The person I am talking about in these posts...was extremely sadistic. I think of the times with him and I have shivers of fear run through me. And at the same time I get wet and feel those urges...from the deep dark just push their way up a bit.

More words about him from my journals...

"My cunt is swollen from the kicking and punching yesterday. I feel it throb and what am I thinking of? Him...his cock...wanting to suck it and want to feel it rub over my face. I want to suck on it slowly...just enjoying him. But that won't happen because I want it.

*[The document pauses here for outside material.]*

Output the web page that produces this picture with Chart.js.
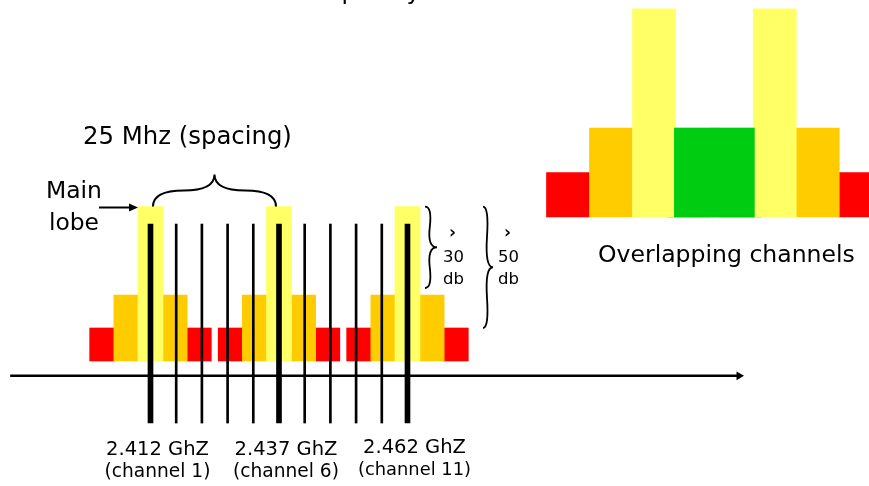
<!DOCTYPE html>
<html><head><meta charset="utf-8">
<script src="https://cdn.jsdelivr.net/npm/chart.js@4/dist/chart.umd.min.js"></script>
<style>html,body{margin:0;padding:0;background:#fff;overflow:hidden}#wrap{position:relative;width:869px;height:486px}</style>
</head><body><div id="wrap"><canvas id="c" width="869" height="486"></canvas></div>
<script>
// ---------- data ----------
const channelNumbers = [1, 2, 3, 4, 5, 6, 7, 8, 9, 10, 11];
const channelFreqs = [2412, 2417, 2422, 2427, 2432, 2437, 2442, 2447, 2452, 2457, 2462]; // MHz
const labelledChannels = [1, 6, 11];
const channelLabels = ['2.412 GhZ', '2.437 GhZ', '2.462 GhZ'];
const channelNames = ['(channel 1)', '(channel 6)', '(channel 11)'];
const lobeOffsets = [-9.4, -4.7, 0, 4.7, 9.4];      // MHz from channel centre
const lobeLevels = [1, 2, 4.68, 2, 1];               // relative level
const lobeKinds = ['second', 'first', 'main', 'first', 'second'];
const markerRange = [-1.88, 4.15];                   // channel marker extent (level units)
const axisSpan = [2384.7, 2526.5];                   // frequency axis (MHz)
const axisLevel = -0.45;
const overlapCentres = [0, 13.2];                    // MHz, two overlapping channels
const overlapMid = [6.6];
const overlapLevel = [2];
const rejectionTexts = ['30', '50'];
const titleText = 'Frequency';
const spacingText = '25 Mhz (spacing)';
const lobeText = ['Main', 'lobe'];
const overlapText = 'Overlapping channels';

// ---------- styles ----------
const palette = { main: '#FFFF66', first: '#FFCC00', second: '#FF0000', overlap: '#00CC11', ink: '#000000' };
const FONT = '"DejaVu Sans", sans-serif';

function lobePoints(centres, kind) {
  const pts = [];
  centres.forEach(c => lobeOffsets.forEach((o, i) => {
    if (lobeKinds[i] === kind) pts.push({ x: c + o, y: lobeLevels[i] });
  }));
  return pts;
}
const labelledFreqs = labelledChannels.map(n => channelFreqs[channelNumbers.indexOf(n)]);
const thinFreqs = channelNumbers.filter(n => !labelledChannels.includes(n)).map(n => channelFreqs[channelNumbers.indexOf(n)]);

function drawBrace(ctx, x1, y1, x2, y2, w, q) {
  let dx = x1 - x2, dy = y1 - y2; const len = Math.hypot(dx, dy); dx /= len; dy /= len;
  const qx1 = x1 + q * w * dy, qy1 = y1 - q * w * dx;
  const qx2 = (x1 - .25 * len * dx) + (1 - q) * w * dy, qy2 = (y1 - .25 * len * dy) - (1 - q) * w * dx;
  const tx = (x1 - .5 * len * dx) + w * dy, ty = (y1 - .5 * len * dy) - w * dx;
  const qx3 = x2 + q * w * dy, qy3 = y2 - q * w * dx;
  const qx4 = (x1 - .75 * len * dx) + (1 - q) * w * dy, qy4 = (y1 - .75 * len * dy) - (1 - q) * w * dx;
  ctx.beginPath();
  ctx.moveTo(x1, y1); ctx.quadraticCurveTo(qx1, qy1, qx2, qy2);
  ctx.quadraticCurveTo(2 * qx2 - qx1, 2 * qy2 - qy1, tx, ty);
  ctx.moveTo(x2, y2); ctx.quadraticCurveTo(qx3, qy3, qx4, qy4);
  ctx.quadraticCurveTo(2 * qx4 - qx3, 2 * qy4 - qy3, tx, ty);
  ctx.stroke();
}
function fitText(ctx, text, x, y, width, align, maxSize) {
  ctx.font = '100px ' + FONT;
  const w = ctx.measureText(text).width;
  let size = 100 * width / w;
  if (maxSize) size = Math.min(size, maxSize);
  ctx.font = size.toFixed(2) + 'px ' + FONT;
  ctx.textAlign = align || 'left';
  ctx.textBaseline = 'alphabetic';
  ctx.fillText(text, x, y);
}

const annotate = {
  id: 'annotate',
  afterDatasetsDraw(chart) {
    const { ctx, scales } = chart;
    const x = scales.x, y = scales.y;
    ctx.save();
    ctx.fillStyle = palette.ink; ctx.strokeStyle = palette.ink; ctx.lineWidth = 2;
    const mainTop = y.getPixelForValue(lobeLevels[2]);
    const barHalf = 12.5;

    // title (only descenders visible)
    ctx.font = '24px ' + FONT; ctx.textAlign = 'left'; ctx.textBaseline = 'alphabetic';
    const tl = 345 - ctx.measureText('Fre').width - ctx.measureText('q').width * 0.8;
    ctx.fillText(titleText, tl, -1);

    // spacing brace + label
    const c1 = x.getPixelForValue(labelledFreqs[0]), c6 = x.getPixelForValue(labelledFreqs[1]), c11 = x.getPixelForValue(labelledFreqs[2]);
    drawBrace(ctx, c6 - 3, mainTop, c1 + 2.5, mainTop, 32, 0.5);
    fitText(ctx, spacingText, 83, 144, 209);

    // main lobe label + arrow
    fitText(ctx, lobeText[0], 46, 198, 56);
    fitText(ctx, lobeText[1], 49, 230, 50);
    const tipX = c1 - barHalf, ay = mainTop + 1;
    ctx.beginPath(); ctx.moveTo(99, ay); ctx.lineTo(tipX - 6, ay); ctx.stroke();
    ctx.beginPath(); ctx.moveTo(tipX, ay); ctx.lineTo(tipX - 9, ay - 4); ctx.lineTo(tipX - 9, ay + 4); ctx.closePath(); ctx.fill();

    // rejection braces
    const bx1 = c11 + barHalf + 5, bx2 = bx1 + 58;
    const firstTop = y.getPixelForValue(lobeLevels[1]), secondTop = y.getPixelForValue(lobeLevels[0]);
    ctx.lineWidth = 1.8;
    drawBrace(ctx, bx1, firstTop - 7, bx1, mainTop, 12, 0.6);
    drawBrace(ctx, bx2, secondTop, bx2, mainTop, 10, 0.6);
    [bx1 + 18, bx2 + 15].forEach((tx, i) => {
      ctx.font = 'bold 17px ' + FONT; ctx.textAlign = 'left';
      ctx.fillText('\u203A', tx + 6, 238);
      fitText(ctx, rejectionTexts[i], tx, 262, 21);
      fitText(ctx, 'db', tx, 284, 21);
    });

    // channel labels
    [c1, c6, c11].forEach((cx, i) => {
      const dy = i === 2 ? -2 : 0;
      fitText(ctx, channelLabels[i], cx + 7, 455 + dy, 103, 'center');
      fitText(ctx, channelNames[i], cx + 7, 477 + dy, i === 2 ? 113 : 106, 'center', 20.5);
    });

    // overlapping caption
    fitText(ctx, overlapText, 598, 262, 257);
    ctx.restore();
  }
};

const common = { type: 'bar', grouped: false, borderWidth: 0, borderSkipped: false };
const chart = new Chart(document.getElementById('c'), {
  type: 'bar',
  data: {
    datasets: [
      { ...common, label: 'main channels', xAxisID: 'x', yAxisID: 'y', order: 0, barThickness: 5,
        backgroundColor: palette.ink, data: labelledFreqs.map(f => ({ x: f, y: markerRange })) },
      { ...common, label: 'other channels', xAxisID: 'x', yAxisID: 'y', order: 0, barThickness: 2,
        backgroundColor: palette.ink, data: thinFreqs.map(f => ({ x: f, y: markerRange })) },
      { type: 'line', label: 'frequency axis', xAxisID: 'x', yAxisID: 'y', order: 0,
        borderColor: palette.ink, borderWidth: 2.5, backgroundColor: palette.ink,
        pointRadius: [0, 5], pointStyle: 'triangle', rotation: 90, pointBorderWidth: 0,
        data: axisSpan.map(f => ({ x: f, y: axisLevel })) },
      { ...common, label: 'main lobe', xAxisID: 'x', yAxisID: 'y', order: 2, barThickness: 25,
        backgroundColor: palette.main, data: lobePoints(labelledFreqs, 'main') },
      { ...common, label: 'first side lobes', xAxisID: 'x', yAxisID: 'y', order: 3, barThickness: 25,
        backgroundColor: palette.first, data: lobePoints(labelledFreqs, 'first') },
      { ...common, label: 'second side lobes', xAxisID: 'x', yAxisID: 'y', order: 4, barThickness: 25,
        backgroundColor: palette.second, data: lobePoints(labelledFreqs, 'second') },
      { ...common, label: 'overlap', xAxisID: 'x2', yAxisID: 'y2', order: 1, barThickness: 80,
        backgroundColor: palette.overlap, data: overlapMid.map((m, i) => ({ x: m, y: overlapLevel[i] })) },
      { ...common, label: 'overlap main', xAxisID: 'x2', yAxisID: 'y2', order: 2, barThickness: 43,
        backgroundColor: palette.main, data: lobePoints(overlapCentres, 'main') },
      { ...common, label: 'overlap first', xAxisID: 'x2', yAxisID: 'y2', order: 3, barThickness: 43,
        backgroundColor: palette.first, data: lobePoints(overlapCentres, 'first') },
      { ...common, label: 'overlap second', xAxisID: 'x2', yAxisID: 'y2', order: 4, barThickness: 43,
        backgroundColor: palette.second, data: lobePoints(overlapCentres, 'second') }
    ]
  },
  options: {
    responsive: false, animation: false, devicePixelRatio: 1,
    layout: { padding: 0, autoPadding: false },
    plugins: { legend: { display: false }, tooltip: { enabled: false } },
    scales: {
      x: { type: 'linear', display: false, offset: false, min: 2382.72, max: 2551.79 },
      y: { type: 'linear', display: false, min: -3.788, max: 10.939 },
      x2: { type: 'linear', display: false, offset: false, min: -71.48, max: 23.50 },
      y2: { type: 'linear', display: false, min: -6.045, max: 4.876 }
    }
  },
  plugins: [annotate]
});
</script></body></html>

My cunt had been throbbing last week with need to be touched and fucked...and now...he showed me what real throbbing is like...it hurts today. It hurts to close my legs all way together. The thought of putting a vibrator and masturbating right now is one of the last things I would want to do as the pain would be to much.

He asked me why I get so wet...he used a few more descriptive degrading words in that question. And really I don't think I have ever gotten so wet with anyone. I mean I got in the car yesterday and I felt the moistness just seep out between my labia lips so by the time we were alone...at his place I as soaking. If someone had been with us in the room they could have smelled how turned on I was because he did....he told me I smelled like a whore.

I wanted to beg him to do exactly what he did...yesterday....again. I wanted to him to hurt me. I wanted to feel my cunt throb. I wanted him to show me who I am...under that darkness...I want him to show me who I am just like he did. I wanted to beg him so he knew how much I wanted what he does to me. I needed him to do what he did. And yet I fought it while he did it although I craved it.

I crave and want to beg for the things he does to me....the things that make me suffer, cry, leave me batter and broken, leave me stripped to the very core - naked and looking at all the things I never thought I would see again. He sees it all and still wants to hurt me and make me suffer. That makes me feel warm."